Each cavern is a single screen of platforms, conveyors, falling crumbling tiles, enemies that bounce or float in fixed patterns, keys to collect, and a final exit (the "portal") that unlocks once all keys are gathered. The screens are all visible in their entirety — no scrolling, no off-screen surprises — but their layouts are intricate. Central Cavern introduces the genre's vocabulary: walking, jumping, conveyor belts. Eugene's Lair introduces the floating green obstacle Eugene, who waits and dives. Attack of the Mutant Telephones puts the player among bouncing red telephones that pursue with unhinged determination. The Final Barrier — the twentieth screen — is a precise platforming challenge through Smith's signature "The Final Barrier" warning.

The difficulty curve is brutal by modern standards but precisely-tuned: each screen teaches one new wrinkle, then the next combines that wrinkle with everything that came before. Several screens require specific routes; one — Wacky Amoebatrons — has an enemy pattern so tight that the player has perhaps a quarter-second window per cycle.

The beeper music

In the Hall of the Mountain King is monophonic, with quarter-and-eighth-note rhythm, played at roughly 130 BPM. Smith's music driver uses port $FE bit 4 (the beeper output) and runs from the game's main loop, interleaved with the platformer code. The technical trick is that the music and the game share one CPU and one speaker bit — Smith had to manage timing so that note durations stay tight even while the game's logic runs.

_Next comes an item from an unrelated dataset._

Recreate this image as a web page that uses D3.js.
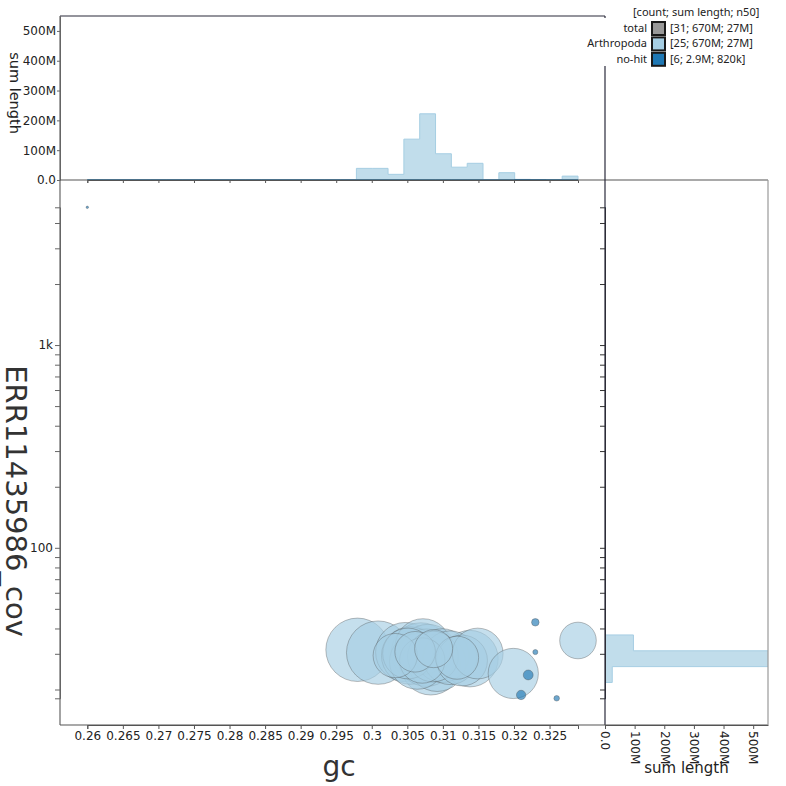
<!DOCTYPE html>
<html><head><meta charset="utf-8">
<script src="https://cdn.jsdelivr.net/npm/d3@7"></script>
<style>body{margin:0;background:#fff}svg{display:block}</style>
</head><body>
<script>
// ---- data ----
// Arthropoda contigs: gc, coverage, length (Mb)
const arthGc  = [0.2980,0.3009,0.3033,0.3047,0.3051,0.3054,0.3061,0.3064,0.3069,0.3072,0.3077,0.3079,0.3083,0.3086,0.3071,0.3087,0.3092,0.3099,0.3110,0.3120,0.3127,0.3138,0.3149,0.3199,0.3290];
const arthCov = [31.4,30.4,29.4,30.6,30.1,29.4,30.7,27.5,30.5,32.6,28.7,30.1,26.3,29.1,27.8,31.8,27.1,29.4,28.7,28.7,27.8,28.4,30.1,24.0,34.9];
const arthLen = [39,39,19,34,25,32,16,30,34,30,32,33,34,25,20,14,32,28,28,18,25,31,25,24.5,13];
// no-hit contigs
const nohitGc  = [0.2600,0.3230,0.3230,0.3220,0.3210,0.3260];
const nohitCov = [4780,42.9,30.6,23.6,18.8,18.1];
const nohitLen = [0.02,0.55,0.25,0.95,0.85,0.3];

const categories = ['Arthropoda','no-hit'];
const catColors  = ['#a6cee3','#1f78b4'];
const legendLabels = ['total','Arthropoda','no-hit'];
const legendValues = ['[31; 670M; 27M]','[25; 670M; 27M]','[6; 2.9M; 820k]'];
const legendColors = ['#999999','#a6cee3','#1f78b4'];
const histTicks = [0,100,200,300,400,500]; // Mb
const nBins = 31;

// ---- build point table ----
const pts = [];
arthGc.forEach((g,i)=>pts.push({cat:0,gc:g,cov:arthCov[i],len:arthLen[i]}));
nohitGc.forEach((g,i)=>pts.push({cat:1,gc:g,cov:nohitCov[i],len:nohitLen[i]}));

const W=786,H=786;
const L=60,R=605,T=180,B=725,HT=16,HR=768;
const svg=d3.select('body').append('svg').attr('width',W).attr('height',H)
  .style('font-family','"DejaVu Sans", sans-serif');

const x=d3.scaleLinear().domain(d3.extent(pts,d=>d.gc)).range([87.3,578]);
const y=d3.scaleLog().domain(d3.extent(pts,d=>d.cov)).range([698.3,207.3]);
const r=d3.scaleSqrt().domain([0,39]).range([0,31.7]);
const hy=d3.scaleLinear().domain([0,550]).range([T,HT]);
const hx=d3.scaleLinear().domain([0,550]).range([R,HR]);

const defs=svg.append('defs');
defs.append('clipPath').attr('id','cTop').append('rect').attr('x',L).attr('y',HT).attr('width',R-L).attr('height',T-HT);
defs.append('clipPath').attr('id','cRight').append('rect').attr('x',R).attr('y',T).attr('width',HR-R).attr('height',B-T);
defs.append('clipPath').attr('id','cMain').append('rect').attr('x',L).attr('y',T).attr('width',R-L).attr('height',B-T);

// ---- top histogram (gc) ----
const [g0,g1]=x.domain();
const gThr=d3.range(1,nBins).map(i=>g0+i*(g1-g0)/nBins);
const gBin=d3.bin().value(d=>d.gc).domain([g0,g1]).thresholds(gThr);
const topG=svg.append('g').attr('clip-path','url(#cTop)');
categories.forEach((c,ci)=>{
  const bins=gBin(pts.filter(p=>p.cat===ci));
  let dstr=`M${x(g0)},${hy(0)}`;
  bins.forEach(b=>{const s=d3.sum(b,p=>p.len);dstr+=`L${x(b.x0)},${hy(s)}L${x(b.x1)},${hy(s)}`;});
  dstr+=`L${x(g1)},${hy(0)}Z`;
  topG.append('path').attr('d',dstr).attr('fill',catColors[ci]).attr('fill-opacity',0.7)
    .attr('stroke',catColors[ci]).attr('stroke-width',1);
});

// ---- right histogram (cov) ----
const [c0,c1]=y.domain().map(Math.log10);
const cThr=d3.range(1,nBins).map(i=>c0+i*(c1-c0)/nBins);
const cBin=d3.bin().value(d=>Math.log10(d.cov)).domain([c0,c1]).thresholds(cThr);
const rightG=svg.append('g').attr('clip-path','url(#cRight)');
categories.forEach((c,ci)=>{
  const bins=cBin(pts.filter(p=>p.cat===ci));
  let dstr=`M${hx(0)},${y(10**c0)}`;
  bins.forEach(b=>{const s=d3.sum(b,p=>p.len);dstr+=`L${hx(s)},${y(10**b.x0)}L${hx(s)},${y(10**b.x1)}`;});
  dstr+=`L${hx(0)},${y(10**c1)}Z`;
  rightG.append('path').attr('d',dstr).attr('fill',catColors[ci]).attr('fill-opacity',0.7)
    .attr('stroke',catColors[ci]).attr('stroke-width',1);
});

// ---- main scatter ----
const mainG=svg.append('g').attr('clip-path','url(#cMain)');
mainG.selectAll('circle').data(pts.slice().sort((a,b)=>b.len-a.len)).join('circle')
  .attr('cx',d=>x(d.gc)).attr('cy',d=>y(d.cov)).attr('r',d=>Math.max(1.2,r(d.len)))
  .attr('fill',d=>catColors[d.cat]).attr('fill-opacity',0.65)
  .attr('stroke','#4d4d4d').attr('stroke-opacity',0.45).attr('stroke-width',0.8);

// ---- axes ----
function styleAx(g,col){g.selectAll('path,line').attr('stroke',col);g.selectAll('text').attr('fill','#222').style('font-size','12px').style('font-family','"DejaVu Sans", sans-serif');}
const xt=x.ticks(14);
const fmtX=d=>String(+d.toFixed(3));
// main bottom
svg.append('g').attr('transform',`translate(0,${B})`)
  .call(d3.axisBottom(x).tickValues(xt).tickFormat(fmtX).tickSize(4).tickSizeOuter(4).tickPadding(2))
  .call(g=>styleAx(g,'#555'));
// top-hist bottom (ticks only)
svg.append('g').attr('transform',`translate(0,${T})`)
  .call(d3.axisBottom(x).tickValues(xt).tickFormat('').tickSize(3).tickSizeOuter(3))
  .call(g=>styleAx(g,'#555'));
// main left
const yt=y.ticks();
const isMajor=d=>Math.abs(Math.log10(d)-Math.round(Math.log10(d)))<1e-9;
svg.append('g').attr('transform',`translate(${L},0)`)
  .call(d3.axisLeft(y).tickValues(yt).tickFormat(d=>isMajor(d)?d3.format('~s')(d):'').tickSize(5).tickSizeOuter(5).tickPadding(2))
  .call(g=>styleAx(g,'#666'));
// right-hist left (ticks only)
svg.append('g').attr('transform',`translate(${R},0)`)
  .call(d3.axisLeft(y).tickValues(yt).tickFormat('').tickSize(5).tickSizeOuter(5))
  .call(g=>styleAx(g,'#333'));
// top-hist left
const fmtM=d=>d===0?'0.0':d+'M';
svg.append('g').attr('transform',`translate(${L},0)`)
  .call(d3.axisLeft(hy).tickValues(histTicks).tickFormat(fmtM).tickSize(3).tickSizeOuter(0).tickPadding(1))
  .call(g=>styleAx(g,'#666'));
// right-hist bottom
svg.append('g').attr('transform',`translate(0,${B})`)
  .call(d3.axisBottom(hx).tickValues(histTicks).tickFormat(fmtM).tickSize(4).tickSizeOuter(0).tickPadding(2))
  .call(g=>styleAx(g,'#555'))
  .call(g=>g.selectAll('text').attr('y',0).attr('x',6).attr('dy','0.35em').attr('transform','rotate(90)').style('text-anchor','start'));

// ---- frame lines ----
const fr=svg.append('g').attr('fill','none');
const seg=(x1,y1,x2,y2,c)=>fr.append('line').attr('x1',x1).attr('y1',y1).attr('x2',x2).attr('y2',y2).attr('stroke',c).attr('stroke-width',1.2);
seg(L,HT,R,HT,'#2b2b3b');
seg(L,HT,L,B,'#666');
seg(L,T,HR,T,'#555');
seg(R,HT,R,B,'#2b2b3b');
seg(L,B,HR,B,'#555');
seg(HR,T,HR,B,'#999');

// ---- titles ----
svg.append('text').attr('x',339).attr('y',776).attr('text-anchor','middle').style('font-size','28px').attr('fill','#333').text('gc');
svg.append('text').attr('transform','translate(16,501) rotate(90)').attr('text-anchor','middle').attr('dy','0.35em').style('font-size','29px').attr('fill','#333').text('ERR11435986_cov');
svg.append('text').attr('transform','translate(15.5,93) rotate(90)').attr('text-anchor','middle').attr('dy','0.35em').style('font-size','14.5px').attr('fill','#222').text('sum length');
svg.append('text').attr('x',686.5).attr('y',773).attr('text-anchor','middle').style('font-size','15px').attr('fill','#222').text('sum length');

// ---- legend ----
const lg=svg.append('g').style('font-family','"Noto Sans", sans-serif').style('font-size','11px');
lg.append('rect').attr('x',603).attr('y',18).attr('width',183).attr('height',48).attr('fill','#fff');
lg.append('text').attr('x',633).attr('y',16).attr('fill','#222').text('[count; sum length; n50]');
legendLabels.forEach((lab,i)=>{
  const yy=22+i*15.4;
  lg.append('text').attr('x',647).attr('y',yy+10).attr('text-anchor','end').attr('fill','#222').text(lab);
  lg.append('rect').attr('x',652).attr('y',yy).attr('width',13).attr('height',13)
    .attr('fill',legendColors[i]).attr('stroke','#1a1a1a').attr('stroke-width',2);
  lg.append('text').attr('x',670).attr('y',yy+10).attr('fill','#222').text(legendValues[i]);
});
</script>
</body></html>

The result, in 1983, was new. The Spectrum had been considered a sound-poor machine; Manic Miner demonstrated that the platform could play recognisable melody continuously under gameplay. This was the proof of concept that opened the door for Jet Set Willy (1984)'s longer composition, Tim Follin's beeper symphonies later in the decade, and the broader beeper-music culture that flourished on the platform.

See beeper music for how the trick actually works.

Technical achievement

Beyond the music, the game's animation is unusually fluid for 1983 Spectrum work. Miner Willy walks in a smooth four-frame cycle and jumps with believable physics. Enemies have multi-frame animations of their own. The 20 screens, all distinct, fit in 48K alongside the game code, the music driver, and the title sequence. Smith's compression and economy here became reference material — other Spectrum developers picked apart the binary to learn how he did it.

Reception and legacy

CRASH gave it 90%. Personal Computer Games declared it "the best arcade game on the Spectrum." Word-of-mouth was strong; the game was passed around schools, copied (legally and otherwise), and replayed obsessively. The 20 screens were memorisable; competitive completion-time records circulated.

The sequel, Jet Set Willy (1984), expanded the same engine to 60+ rooms in a mansion. The two together — Manic Miner and Jet Set Willy — are the canonical Smith works and the canonical Spectrum platformers.

Smith's later years are part of Spectrum mythology in their own right; see his biography entry.

Ports and re-releases

The game was ported to the C64, BBC Micro, Amstrad CPC, MSX, Dragon 32, Atari 8-bit, and many later compilations. Modern Spectrum-Next and Fuse emulator distributions include the original .tap file. A 2023 community port for the Spectrum Next added enhanced graphics while preserving the original gameplay.